> _Goal_
Start at the line holding "Convert this chart", stop at the line holding "const systemesFR = [85, 10, 3, 1, 1];", and repeat those lines exactly, both ends included; skip the pictures.

> _Dataset excerpts_
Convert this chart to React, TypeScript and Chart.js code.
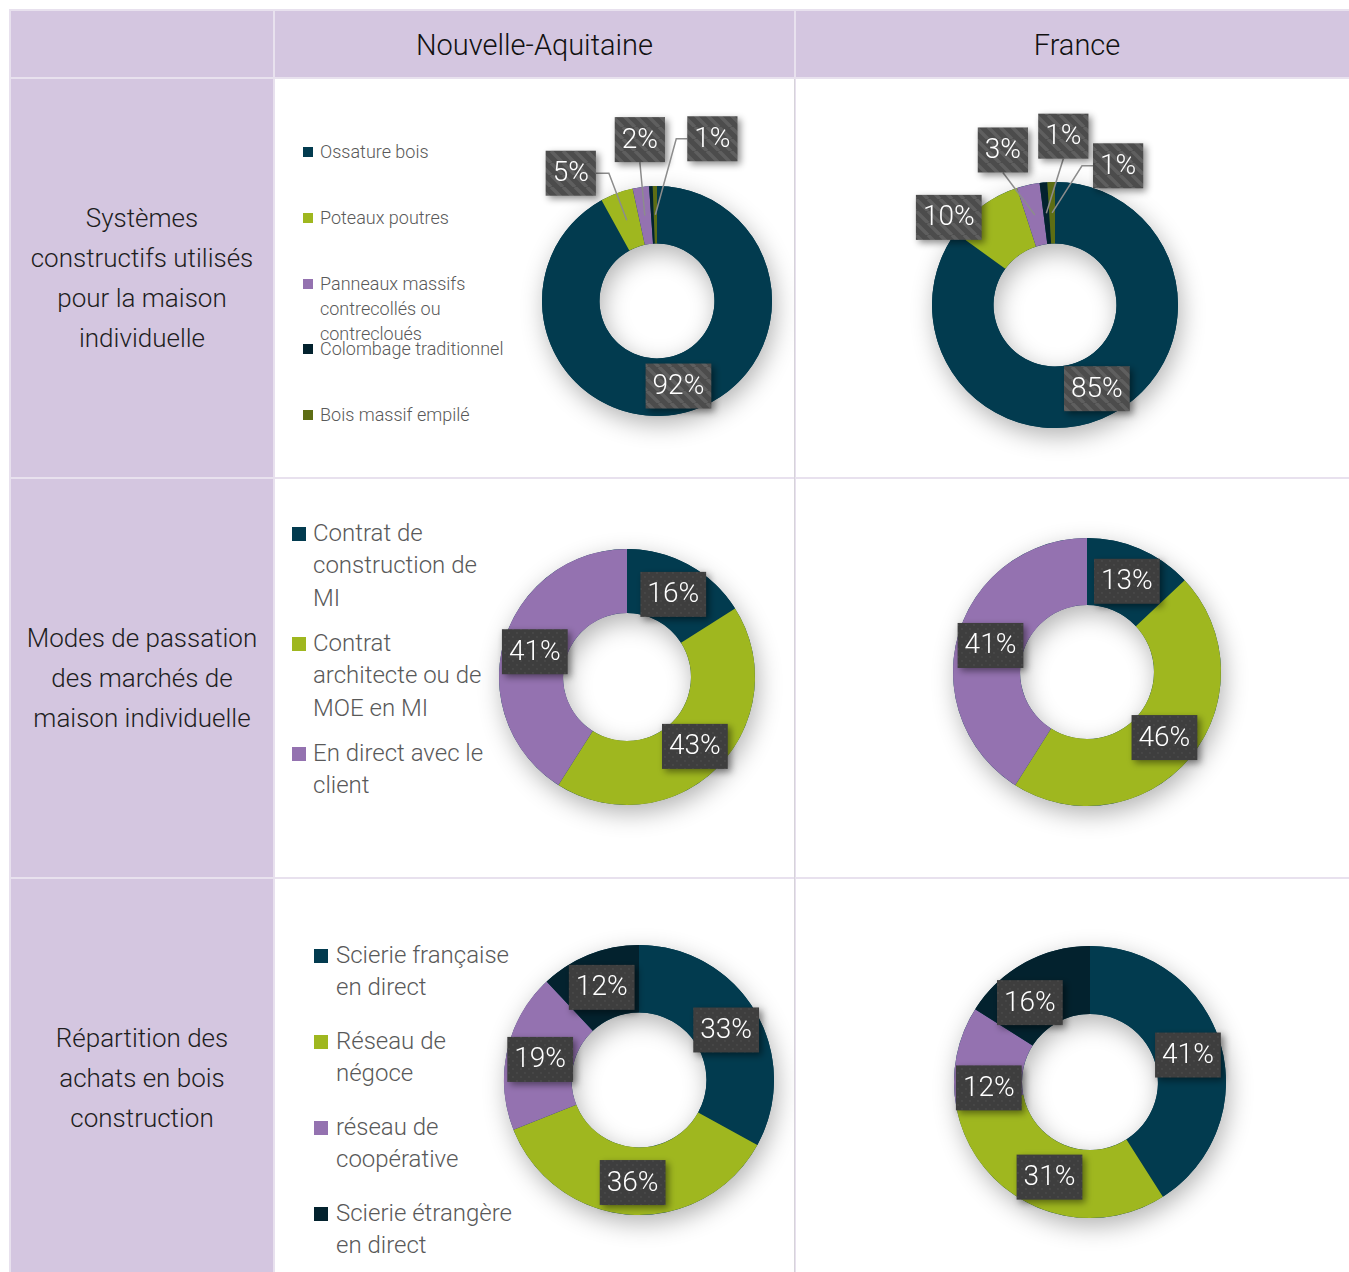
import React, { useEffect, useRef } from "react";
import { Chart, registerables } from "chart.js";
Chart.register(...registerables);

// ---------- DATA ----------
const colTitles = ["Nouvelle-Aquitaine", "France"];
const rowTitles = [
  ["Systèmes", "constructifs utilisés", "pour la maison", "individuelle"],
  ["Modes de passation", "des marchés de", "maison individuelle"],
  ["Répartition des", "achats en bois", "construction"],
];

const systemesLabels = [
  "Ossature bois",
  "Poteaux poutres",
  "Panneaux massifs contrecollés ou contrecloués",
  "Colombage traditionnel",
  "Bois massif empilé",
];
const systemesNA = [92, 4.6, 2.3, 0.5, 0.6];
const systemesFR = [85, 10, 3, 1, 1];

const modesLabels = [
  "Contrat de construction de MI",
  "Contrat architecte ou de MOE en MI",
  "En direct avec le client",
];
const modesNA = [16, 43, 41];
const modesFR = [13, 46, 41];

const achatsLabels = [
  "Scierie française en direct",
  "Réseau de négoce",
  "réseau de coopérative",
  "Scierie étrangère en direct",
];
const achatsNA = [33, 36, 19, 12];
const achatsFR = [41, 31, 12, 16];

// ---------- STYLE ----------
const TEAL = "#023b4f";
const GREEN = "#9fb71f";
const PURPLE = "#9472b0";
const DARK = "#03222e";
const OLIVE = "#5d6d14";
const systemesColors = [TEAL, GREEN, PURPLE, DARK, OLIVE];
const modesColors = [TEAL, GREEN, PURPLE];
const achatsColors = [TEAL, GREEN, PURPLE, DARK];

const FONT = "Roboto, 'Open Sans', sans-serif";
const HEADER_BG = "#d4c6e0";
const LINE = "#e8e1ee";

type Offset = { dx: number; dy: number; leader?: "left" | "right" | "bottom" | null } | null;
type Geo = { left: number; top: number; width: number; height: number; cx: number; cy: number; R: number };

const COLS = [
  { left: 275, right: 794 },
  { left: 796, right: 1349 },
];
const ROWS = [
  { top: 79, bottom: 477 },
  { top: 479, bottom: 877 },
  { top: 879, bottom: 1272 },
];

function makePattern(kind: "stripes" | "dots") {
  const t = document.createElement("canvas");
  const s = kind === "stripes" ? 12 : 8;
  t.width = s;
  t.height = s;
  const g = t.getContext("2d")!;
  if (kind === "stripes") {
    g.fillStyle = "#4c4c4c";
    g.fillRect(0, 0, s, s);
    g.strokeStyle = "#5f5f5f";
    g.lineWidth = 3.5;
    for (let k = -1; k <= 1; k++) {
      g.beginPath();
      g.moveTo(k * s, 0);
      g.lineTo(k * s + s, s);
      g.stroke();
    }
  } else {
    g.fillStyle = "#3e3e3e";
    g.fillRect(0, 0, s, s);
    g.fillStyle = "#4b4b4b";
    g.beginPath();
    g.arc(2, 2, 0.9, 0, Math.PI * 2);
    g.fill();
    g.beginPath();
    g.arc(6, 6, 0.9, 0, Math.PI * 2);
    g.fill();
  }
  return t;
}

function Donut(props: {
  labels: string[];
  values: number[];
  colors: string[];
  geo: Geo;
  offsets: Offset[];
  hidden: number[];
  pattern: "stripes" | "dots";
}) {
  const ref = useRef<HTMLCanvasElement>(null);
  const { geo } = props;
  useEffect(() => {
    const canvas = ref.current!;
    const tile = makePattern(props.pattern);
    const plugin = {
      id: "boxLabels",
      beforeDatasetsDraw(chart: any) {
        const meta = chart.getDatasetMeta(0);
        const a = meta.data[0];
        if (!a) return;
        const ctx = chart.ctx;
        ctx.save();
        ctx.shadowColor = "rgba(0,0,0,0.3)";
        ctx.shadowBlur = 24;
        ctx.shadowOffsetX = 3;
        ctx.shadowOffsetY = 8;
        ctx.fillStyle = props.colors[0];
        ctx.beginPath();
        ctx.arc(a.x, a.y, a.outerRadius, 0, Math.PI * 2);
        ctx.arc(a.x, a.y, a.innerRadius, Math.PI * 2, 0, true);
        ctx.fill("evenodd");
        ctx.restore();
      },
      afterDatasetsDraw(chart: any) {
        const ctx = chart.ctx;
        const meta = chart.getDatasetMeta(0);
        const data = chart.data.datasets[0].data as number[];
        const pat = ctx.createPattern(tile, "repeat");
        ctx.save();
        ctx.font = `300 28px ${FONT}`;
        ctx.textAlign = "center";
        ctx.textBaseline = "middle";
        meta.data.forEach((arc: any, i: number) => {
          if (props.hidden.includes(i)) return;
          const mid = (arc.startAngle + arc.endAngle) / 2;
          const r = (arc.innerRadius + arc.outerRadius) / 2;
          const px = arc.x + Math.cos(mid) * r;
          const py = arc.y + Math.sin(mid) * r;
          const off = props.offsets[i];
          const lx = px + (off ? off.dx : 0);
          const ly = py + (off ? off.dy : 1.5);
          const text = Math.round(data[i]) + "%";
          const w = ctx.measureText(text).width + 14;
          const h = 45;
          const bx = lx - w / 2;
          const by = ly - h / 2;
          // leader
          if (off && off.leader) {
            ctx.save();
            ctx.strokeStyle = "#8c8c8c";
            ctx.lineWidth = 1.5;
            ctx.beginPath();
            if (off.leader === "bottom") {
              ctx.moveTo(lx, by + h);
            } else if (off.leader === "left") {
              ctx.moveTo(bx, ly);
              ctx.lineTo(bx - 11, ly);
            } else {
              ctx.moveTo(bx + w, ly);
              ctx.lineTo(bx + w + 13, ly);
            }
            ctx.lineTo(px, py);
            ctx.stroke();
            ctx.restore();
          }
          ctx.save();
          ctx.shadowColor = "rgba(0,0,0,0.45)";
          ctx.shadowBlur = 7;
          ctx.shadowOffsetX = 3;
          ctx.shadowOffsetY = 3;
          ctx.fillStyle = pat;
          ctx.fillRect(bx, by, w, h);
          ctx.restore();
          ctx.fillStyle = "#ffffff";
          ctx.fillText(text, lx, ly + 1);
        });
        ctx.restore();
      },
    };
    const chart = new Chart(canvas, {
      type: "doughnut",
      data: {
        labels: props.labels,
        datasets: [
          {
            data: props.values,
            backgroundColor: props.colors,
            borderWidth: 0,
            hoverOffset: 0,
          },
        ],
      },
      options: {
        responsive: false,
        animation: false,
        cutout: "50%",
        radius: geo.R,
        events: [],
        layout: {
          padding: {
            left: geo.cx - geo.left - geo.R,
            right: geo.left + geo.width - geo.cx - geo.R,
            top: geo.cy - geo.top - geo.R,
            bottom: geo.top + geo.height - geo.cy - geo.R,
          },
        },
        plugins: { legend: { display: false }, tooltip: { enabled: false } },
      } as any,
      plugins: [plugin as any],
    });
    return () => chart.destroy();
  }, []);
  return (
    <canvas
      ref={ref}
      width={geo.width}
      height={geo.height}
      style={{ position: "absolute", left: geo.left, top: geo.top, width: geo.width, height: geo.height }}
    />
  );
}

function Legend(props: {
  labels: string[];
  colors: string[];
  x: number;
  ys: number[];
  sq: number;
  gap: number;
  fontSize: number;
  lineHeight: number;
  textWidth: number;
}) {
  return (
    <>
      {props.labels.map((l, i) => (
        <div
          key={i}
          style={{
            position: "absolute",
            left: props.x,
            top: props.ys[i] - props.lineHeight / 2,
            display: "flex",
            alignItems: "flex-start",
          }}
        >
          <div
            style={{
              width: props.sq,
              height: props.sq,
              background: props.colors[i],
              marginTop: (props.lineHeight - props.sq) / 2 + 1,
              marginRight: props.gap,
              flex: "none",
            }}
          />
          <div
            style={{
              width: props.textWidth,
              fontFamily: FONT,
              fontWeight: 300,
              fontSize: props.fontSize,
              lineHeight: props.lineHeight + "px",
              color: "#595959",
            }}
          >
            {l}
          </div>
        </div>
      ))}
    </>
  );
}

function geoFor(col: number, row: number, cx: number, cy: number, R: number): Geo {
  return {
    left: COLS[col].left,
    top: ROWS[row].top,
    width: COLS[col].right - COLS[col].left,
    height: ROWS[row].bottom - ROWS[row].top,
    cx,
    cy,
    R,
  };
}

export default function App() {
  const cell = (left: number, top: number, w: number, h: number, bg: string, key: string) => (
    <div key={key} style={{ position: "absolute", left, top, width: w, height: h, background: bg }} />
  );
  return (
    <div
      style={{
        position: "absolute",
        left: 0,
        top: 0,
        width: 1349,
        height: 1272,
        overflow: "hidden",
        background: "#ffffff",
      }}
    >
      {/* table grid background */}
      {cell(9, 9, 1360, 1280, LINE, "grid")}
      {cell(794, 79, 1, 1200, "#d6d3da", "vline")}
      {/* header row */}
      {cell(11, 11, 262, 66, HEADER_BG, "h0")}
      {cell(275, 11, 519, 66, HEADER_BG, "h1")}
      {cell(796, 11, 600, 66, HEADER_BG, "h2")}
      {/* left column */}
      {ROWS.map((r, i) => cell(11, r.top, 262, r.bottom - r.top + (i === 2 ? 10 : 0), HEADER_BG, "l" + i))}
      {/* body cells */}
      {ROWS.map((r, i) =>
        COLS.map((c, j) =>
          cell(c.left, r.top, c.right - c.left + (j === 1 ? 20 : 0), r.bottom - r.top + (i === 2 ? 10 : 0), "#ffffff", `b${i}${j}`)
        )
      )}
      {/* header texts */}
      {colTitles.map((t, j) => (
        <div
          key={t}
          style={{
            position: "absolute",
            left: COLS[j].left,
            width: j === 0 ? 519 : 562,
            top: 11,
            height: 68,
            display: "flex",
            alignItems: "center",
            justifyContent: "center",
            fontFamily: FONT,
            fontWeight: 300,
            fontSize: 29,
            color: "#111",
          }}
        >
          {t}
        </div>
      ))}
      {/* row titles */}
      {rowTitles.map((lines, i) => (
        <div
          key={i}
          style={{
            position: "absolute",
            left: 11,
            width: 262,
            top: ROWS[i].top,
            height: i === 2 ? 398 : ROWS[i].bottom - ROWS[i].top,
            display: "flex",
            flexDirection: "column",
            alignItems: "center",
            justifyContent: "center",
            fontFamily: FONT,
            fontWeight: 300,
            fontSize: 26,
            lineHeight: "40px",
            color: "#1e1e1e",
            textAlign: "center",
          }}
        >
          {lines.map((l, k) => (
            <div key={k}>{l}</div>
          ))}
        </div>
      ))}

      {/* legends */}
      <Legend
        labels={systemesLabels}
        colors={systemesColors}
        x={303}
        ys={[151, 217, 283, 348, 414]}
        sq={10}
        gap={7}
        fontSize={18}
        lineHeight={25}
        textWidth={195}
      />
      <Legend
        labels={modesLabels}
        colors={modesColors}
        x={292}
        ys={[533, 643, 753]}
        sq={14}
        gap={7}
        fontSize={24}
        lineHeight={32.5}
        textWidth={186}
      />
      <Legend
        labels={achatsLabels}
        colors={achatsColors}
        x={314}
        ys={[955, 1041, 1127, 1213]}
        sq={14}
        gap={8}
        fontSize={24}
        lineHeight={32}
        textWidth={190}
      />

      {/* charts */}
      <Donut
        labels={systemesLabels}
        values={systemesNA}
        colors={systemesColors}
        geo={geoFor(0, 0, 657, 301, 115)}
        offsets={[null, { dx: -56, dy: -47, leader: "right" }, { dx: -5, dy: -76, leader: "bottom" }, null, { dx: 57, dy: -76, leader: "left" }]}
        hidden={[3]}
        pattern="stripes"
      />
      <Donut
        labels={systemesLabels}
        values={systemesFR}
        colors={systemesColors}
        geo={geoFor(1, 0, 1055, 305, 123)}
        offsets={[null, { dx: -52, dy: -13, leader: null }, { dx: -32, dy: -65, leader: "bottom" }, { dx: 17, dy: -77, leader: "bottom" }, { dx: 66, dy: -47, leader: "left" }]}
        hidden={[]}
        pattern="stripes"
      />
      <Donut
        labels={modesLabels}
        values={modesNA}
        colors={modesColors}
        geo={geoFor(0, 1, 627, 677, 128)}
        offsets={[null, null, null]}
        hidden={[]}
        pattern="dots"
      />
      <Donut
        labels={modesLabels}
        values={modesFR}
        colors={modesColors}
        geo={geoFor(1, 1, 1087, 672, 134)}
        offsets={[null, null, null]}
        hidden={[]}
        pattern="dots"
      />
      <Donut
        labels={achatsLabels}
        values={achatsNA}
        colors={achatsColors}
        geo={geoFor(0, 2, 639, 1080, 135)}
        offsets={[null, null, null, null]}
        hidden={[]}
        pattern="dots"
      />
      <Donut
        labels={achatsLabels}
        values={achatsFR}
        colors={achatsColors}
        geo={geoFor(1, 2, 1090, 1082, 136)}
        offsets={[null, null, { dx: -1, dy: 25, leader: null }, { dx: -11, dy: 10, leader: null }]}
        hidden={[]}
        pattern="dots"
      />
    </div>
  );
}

* * *

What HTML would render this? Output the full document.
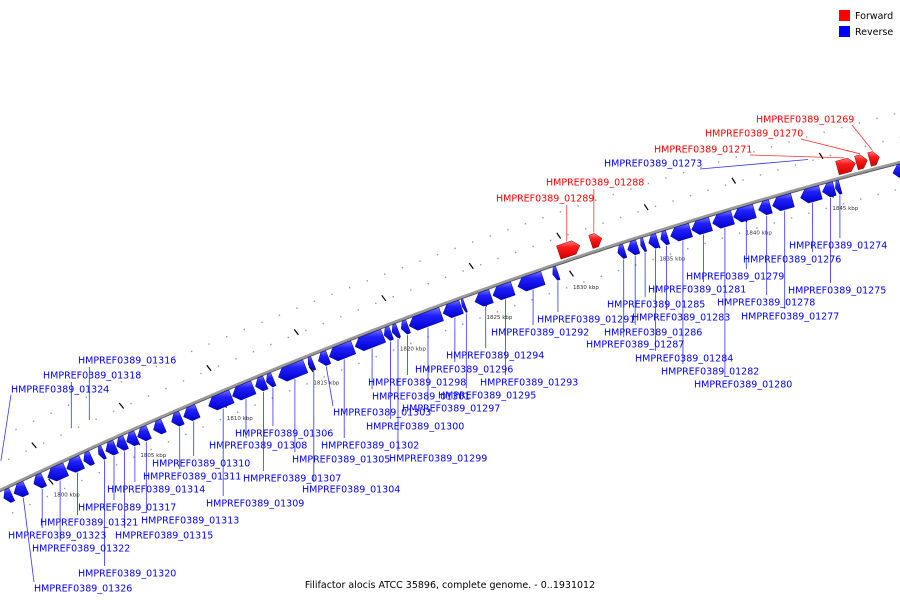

* * *

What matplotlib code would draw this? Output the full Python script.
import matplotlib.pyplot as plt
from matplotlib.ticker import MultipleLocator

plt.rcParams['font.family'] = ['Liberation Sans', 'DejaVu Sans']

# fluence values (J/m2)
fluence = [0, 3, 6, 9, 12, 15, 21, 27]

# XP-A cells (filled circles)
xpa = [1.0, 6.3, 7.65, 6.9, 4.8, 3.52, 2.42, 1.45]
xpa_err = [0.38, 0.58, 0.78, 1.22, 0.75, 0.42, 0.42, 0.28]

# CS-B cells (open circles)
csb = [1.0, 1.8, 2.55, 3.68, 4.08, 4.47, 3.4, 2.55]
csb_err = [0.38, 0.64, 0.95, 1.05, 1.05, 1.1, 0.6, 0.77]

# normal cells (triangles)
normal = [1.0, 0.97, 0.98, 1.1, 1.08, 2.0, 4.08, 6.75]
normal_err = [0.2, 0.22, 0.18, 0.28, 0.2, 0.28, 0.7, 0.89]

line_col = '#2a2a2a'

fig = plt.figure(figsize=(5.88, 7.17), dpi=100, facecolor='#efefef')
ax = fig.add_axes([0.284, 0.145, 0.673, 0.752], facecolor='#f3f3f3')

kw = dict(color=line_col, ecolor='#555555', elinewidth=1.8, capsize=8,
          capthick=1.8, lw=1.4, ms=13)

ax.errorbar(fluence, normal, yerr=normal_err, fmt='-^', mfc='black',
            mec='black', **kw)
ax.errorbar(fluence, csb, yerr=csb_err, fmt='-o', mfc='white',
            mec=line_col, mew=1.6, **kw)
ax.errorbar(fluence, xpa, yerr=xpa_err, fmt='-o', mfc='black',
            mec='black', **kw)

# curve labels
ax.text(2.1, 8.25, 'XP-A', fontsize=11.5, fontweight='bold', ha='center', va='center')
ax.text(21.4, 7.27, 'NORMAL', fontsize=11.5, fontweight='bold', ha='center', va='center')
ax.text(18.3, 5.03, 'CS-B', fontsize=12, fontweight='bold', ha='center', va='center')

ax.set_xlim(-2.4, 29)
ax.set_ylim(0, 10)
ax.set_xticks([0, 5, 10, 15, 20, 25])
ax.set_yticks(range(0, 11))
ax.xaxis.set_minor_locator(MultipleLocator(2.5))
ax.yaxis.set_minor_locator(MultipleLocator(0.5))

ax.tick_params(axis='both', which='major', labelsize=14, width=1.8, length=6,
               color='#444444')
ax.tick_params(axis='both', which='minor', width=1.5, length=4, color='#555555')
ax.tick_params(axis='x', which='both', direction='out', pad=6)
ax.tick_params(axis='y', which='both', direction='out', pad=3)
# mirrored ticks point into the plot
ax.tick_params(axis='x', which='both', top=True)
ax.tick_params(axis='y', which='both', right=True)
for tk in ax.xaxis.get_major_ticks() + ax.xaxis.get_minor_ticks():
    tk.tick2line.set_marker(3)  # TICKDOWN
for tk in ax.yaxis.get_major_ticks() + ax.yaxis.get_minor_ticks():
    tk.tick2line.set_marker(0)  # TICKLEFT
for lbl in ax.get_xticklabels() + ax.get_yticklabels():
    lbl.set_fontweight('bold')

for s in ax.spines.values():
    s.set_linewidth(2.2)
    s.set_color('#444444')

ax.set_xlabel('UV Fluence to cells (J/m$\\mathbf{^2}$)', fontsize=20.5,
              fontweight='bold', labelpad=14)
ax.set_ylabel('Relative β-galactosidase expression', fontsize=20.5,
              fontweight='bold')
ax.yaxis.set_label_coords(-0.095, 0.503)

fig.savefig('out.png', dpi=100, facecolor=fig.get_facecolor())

> _Solution to this exercise_
Convert this chart to React, TypeScript and Chart.js code.
import React, { useEffect, useRef } from "react";
import { Chart, registerables } from "chart.js";
Chart.register(...registerables);

// ---------- DATA ----------
const colTitles = ["Nouvelle-Aquitaine", "France"];
const rowTitles = [
  ["Systèmes", "constructifs utilisés", "pour la maison", "individuelle"],
  ["Modes de passation", "des marchés de", "maison individuelle"],
  ["Répartition des", "achats en bois", "construction"],
];

const systemesLabels = [
  "Ossature bois",
  "Poteaux poutres",
  "Panneaux massifs contrecollés ou contrecloués",
  "Colombage traditionnel",
  "Bois massif empilé",
];
const systemesNA = [92, 4.6, 2.3, 0.5, 0.6];
const systemesFR = [85, 10, 3, 1, 1];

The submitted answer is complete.